Here in California we have referendums. LOTS of referendums. It is not an inspiring sight. It is much better for voters to elect representatives who share their values, and for the representative to then study and think and so develop informed opinions on the issues.

DeLong doesn't go into too much detail about why government by referendum is a bad idea. Let's try one theory on for size: opening up the machinery of government to the will of a popular plebiscite increases the leverage of capital. The best marketing machine wins, not the best plan. With that in mind, let's look at some of the complaints already being raised by opponents of CAFTA familiar with the Costa Rican situation.

From the Alliance for Responsible Trade, published shortly before the referendum:

  • Pindeco, a subsidiary of Dole, is the transnational which has the majority of pineapple plantations in Costa Rica. Most of their exports go to the U.S. They have threatened all of their workers that if the FTA is not passed, they will abandon the country, and all of the workers will lose their jobs.
  • DEMASA, a Mexican company which has purchased many of the tortilla making facilities throughout the country... Every Wednesday they have been meeting in a luxury hotel with all of the plant supervisors, and telling them that if the FTA does not pass, they will leave.
  • Since about a month ago, Mark Langdale the U.S. ambassador here would go out to the textile factories and threaten the workers that in the event that there wasn't a FTA, the factories would all close.

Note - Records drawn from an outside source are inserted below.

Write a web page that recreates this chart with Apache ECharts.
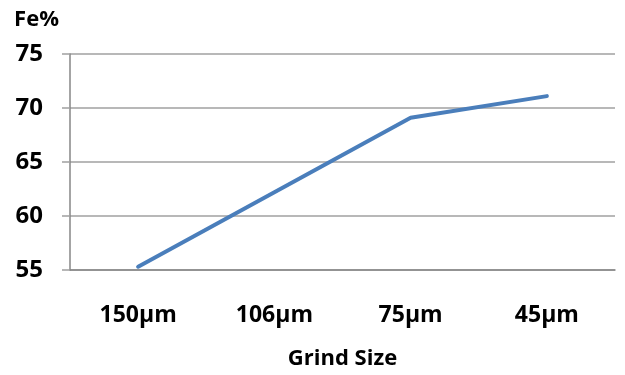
<!DOCTYPE html>
<html>
<head>
<meta charset="utf-8">
<script src="https://cdn.jsdelivr.net/npm/echarts@6/dist/echarts.min.js"></script>
<style>
  html, body { margin: 0; padding: 0; background: #fff; }
  #chart { width: 625px; height: 375px; }
</style>
</head>
<body>
<div id="chart"></div>
<script>
// Grind size categories and Fe grade per size
const grindSizes = ['150µm', '106µm', '75µm', '45µm'];
const feGrade = [55.3, 62.2, 69.1, 71.1];
const yMin = 55, yMax = 75, yStep = 5;

const FONT = '"Open Sans", "DejaVu Sans", sans-serif';
const chart = echarts.init(document.getElementById('chart'), null, { renderer: 'canvas' });

chart.setOption({
  animation: false,
  grid: { left: 70, right: 10, top: 54, bottom: 104.5, containLabel: false },
  xAxis: {
    type: 'category',
    data: grindSizes,
    boundaryGap: true,
    name: 'Grind Size',
    nameLocation: 'middle',
    nameGap: 78,
    nameTextStyle: { fontFamily: FONT, fontWeight: 'bold', fontSize: 22, color: '#000' },
    axisLine: { lineStyle: { color: '#868686', width: 1.5 } },
    axisTick: { show: false },
    axisLabel: { fontFamily: FONT, fontWeight: 'bold', fontSize: 23, color: '#000', margin: 34 },
    splitLine: { show: false }
  },
  yAxis: {
    type: 'value',
    min: yMin,
    max: yMax,
    interval: yStep,
    name: 'Fe%',
    nameLocation: 'end',
    nameGap: 23,
    nameTextStyle: { fontFamily: FONT, fontWeight: 'bold', fontSize: 22, color: '#000', align: 'right', padding: [0, 11, 0, 0] },
    axisLine: { show: true, lineStyle: { color: '#868686', width: 1.5 } },
    axisTick: { show: true, length: 8, lineStyle: { color: '#a0a0a0', width: 1.5 } },
    axisLabel: { fontFamily: FONT, fontWeight: 'bold', fontSize: 24, color: '#000', margin: 27 },
    splitLine: { show: true, lineStyle: { color: '#a0a0a0', width: 1.5 } }
  },
  series: [{
    type: 'line',
    data: feGrade,
    showSymbol: false,
    symbol: 'none',
    lineStyle: { color: '#4a7ebb', width: 4, cap: 'round', join: 'round' }
  }]
});
</script>
</body>
</html>
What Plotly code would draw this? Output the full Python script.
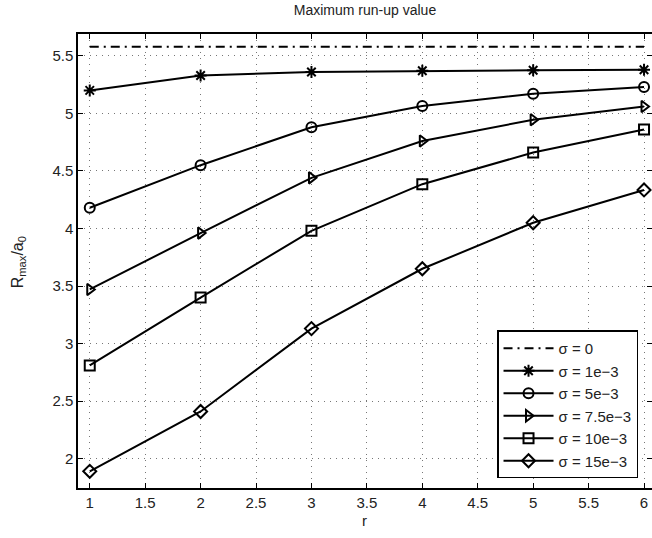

We read in the paper the threat that the sweatshops would all close, and the 14,000 jobs which still remain in this sector would vanish.

Shortly after the results were in, more from the Alliance for Responsible Trade and Stop CAFTA coalition:

  • "It is clear that pro-'free trade' forces identified Costa Rica as a pivotal battleground for their model," said Phil Jocelyn from the New York People's Referendum of Free Trade. "The amount of funds that the 'Yes' side had at its disposal was practically limitless, and as a result, Costa Ricans were submitted to a nine-month long advertisement for CAFTA."
  • Just two days before the referendum, another scandal broke uncovering illegal campaign financing to President Arias from powerful Carlos Slim, the Mexican telephone baron, and Central American families with interests in the Costa Rican telecommunications market.

The sources cited here have an obvious political interest in portraying the results of the election as tainted. But it doesn't seem all that unlikely that the pro-CAFTA side was better funded than the opposition, given the potential of drawing upon the resources of multinational corporations with a clear financial stake in lowering trade barriers. Threaten workers with losing their jobs, bombard urban communities with advertising -- in a close election, which this one most certainly was -- money makes all the difference.

One can readily question whether elected representatives would be any more immune to the power of capital than the masses. We'll keep on wrestling with that problem in California, just as will the citizens of Costa Rica. I would like to share Dani Rodrik's optimism -- it's a heartening sign that the people even get a chance to express their views on trade policy -- but given the state of campaign finance reform all over the world, it seems like a lot of work still needs to be done before "the people" can really decide anything.